SET TASK: Will you write out the data exactly, excluding every picture?

◆ ◆ ◆ ◆

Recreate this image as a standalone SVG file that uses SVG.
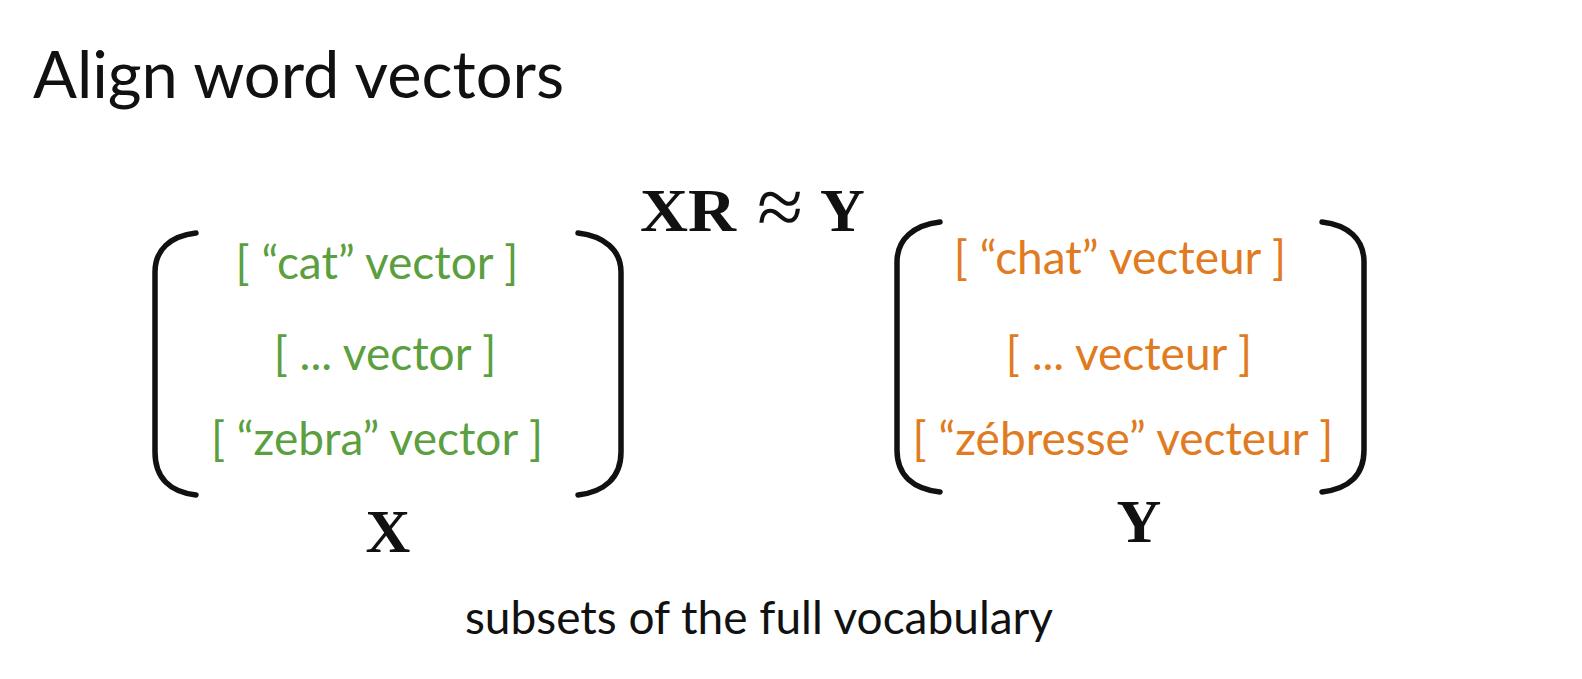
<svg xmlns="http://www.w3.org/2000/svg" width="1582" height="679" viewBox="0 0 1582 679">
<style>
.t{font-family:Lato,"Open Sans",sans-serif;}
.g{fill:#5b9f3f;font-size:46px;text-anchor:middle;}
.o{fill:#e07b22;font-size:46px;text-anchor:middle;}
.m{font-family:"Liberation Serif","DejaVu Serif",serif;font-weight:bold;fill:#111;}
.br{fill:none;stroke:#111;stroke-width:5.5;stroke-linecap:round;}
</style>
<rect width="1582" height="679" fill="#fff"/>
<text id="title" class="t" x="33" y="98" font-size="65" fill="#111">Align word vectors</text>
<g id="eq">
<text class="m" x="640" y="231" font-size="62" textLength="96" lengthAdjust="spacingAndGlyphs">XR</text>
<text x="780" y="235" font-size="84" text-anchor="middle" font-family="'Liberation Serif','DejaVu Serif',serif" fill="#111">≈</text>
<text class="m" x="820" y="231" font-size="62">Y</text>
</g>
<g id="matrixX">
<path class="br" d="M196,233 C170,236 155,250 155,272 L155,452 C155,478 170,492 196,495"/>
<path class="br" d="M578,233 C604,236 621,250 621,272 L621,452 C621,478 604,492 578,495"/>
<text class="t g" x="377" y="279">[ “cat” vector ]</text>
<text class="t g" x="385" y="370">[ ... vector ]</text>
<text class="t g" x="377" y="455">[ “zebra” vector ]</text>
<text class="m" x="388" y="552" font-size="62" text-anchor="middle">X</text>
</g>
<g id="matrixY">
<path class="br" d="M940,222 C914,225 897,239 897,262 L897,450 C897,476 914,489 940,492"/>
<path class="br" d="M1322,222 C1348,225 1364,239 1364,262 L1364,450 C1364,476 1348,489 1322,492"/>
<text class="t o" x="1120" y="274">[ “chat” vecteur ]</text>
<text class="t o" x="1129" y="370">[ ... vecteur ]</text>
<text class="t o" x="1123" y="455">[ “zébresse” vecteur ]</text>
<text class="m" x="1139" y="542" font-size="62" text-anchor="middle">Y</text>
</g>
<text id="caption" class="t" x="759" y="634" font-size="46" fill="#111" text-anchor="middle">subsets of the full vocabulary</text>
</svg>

◆ ◆ ◆ ◆

REPLY TO THE TASK:
Recreate this image as a standalone SVG file that uses SVG.
<svg xmlns="http://www.w3.org/2000/svg" width="1582" height="679" viewBox="0 0 1582 679">
<style>
.t{font-family:Lato,"Open Sans",sans-serif;}
.g{fill:#5b9f3f;font-size:46px;text-anchor:middle;}
.o{fill:#e07b22;font-size:46px;text-anchor:middle;}
.m{font-family:"Liberation Serif","DejaVu Serif",serif;font-weight:bold;fill:#111;}
.br{fill:none;stroke:#111;stroke-width:5.5;stroke-linecap:round;}
</style>
<rect width="1582" height="679" fill="#fff"/>
<text id="title" class="t" x="33" y="98" font-size="65" fill="#111">Align word vectors</text>
<g id="eq">
<text class="m" x="640" y="231" font-size="62" textLength="96" lengthAdjust="spacingAndGlyphs">XR</text>
<text x="780" y="235" font-size="84" text-anchor="middle" font-family="'Liberation Serif','DejaVu Serif',serif" fill="#111">≈</text>
<text class="m" x="820" y="231" font-size="62">Y</text>
</g>
<g id="matrixX">
<path class="br" d="M196,233 C170,236 155,250 155,272 L155,452 C155,478 170,492 196,495"/>
<path class="br" d="M578,233 C604,236 621,250 621,272 L621,452 C621,478 604,492 578,495"/>
<text class="t g" x="377" y="279">[ “cat” vector ]</text>
<text class="t g" x="385" y="370">[ ... vector ]</text>
<text class="t g" x="377" y="455">[ “zebra” vector ]</text>
<text class="m" x="388" y="552" font-size="62" text-anchor="middle">X</text>
</g>
<g id="matrixY">
<path class="br" d="M940,222 C914,225 897,239 897,262 L897,450 C897,476 914,489 940,492"/>
<path class="br" d="M1322,222 C1348,225 1364,239 1364,262 L1364,450 C1364,476 1348,489 1322,492"/>
<text class="t o" x="1120" y="274">[ “chat” vecteur ]</text>
<text class="t o" x="1129" y="370">[ ... vecteur ]</text>
<text class="t o" x="1123" y="455">[ “zébresse” vecteur ]</text>
<text class="m" x="1139" y="542" font-size="62" text-anchor="middle">Y</text>
</g>
<text id="caption" class="t" x="759" y="634" font-size="46" fill="#111" text-anchor="middle">subsets of the full vocabulary</text>
</svg>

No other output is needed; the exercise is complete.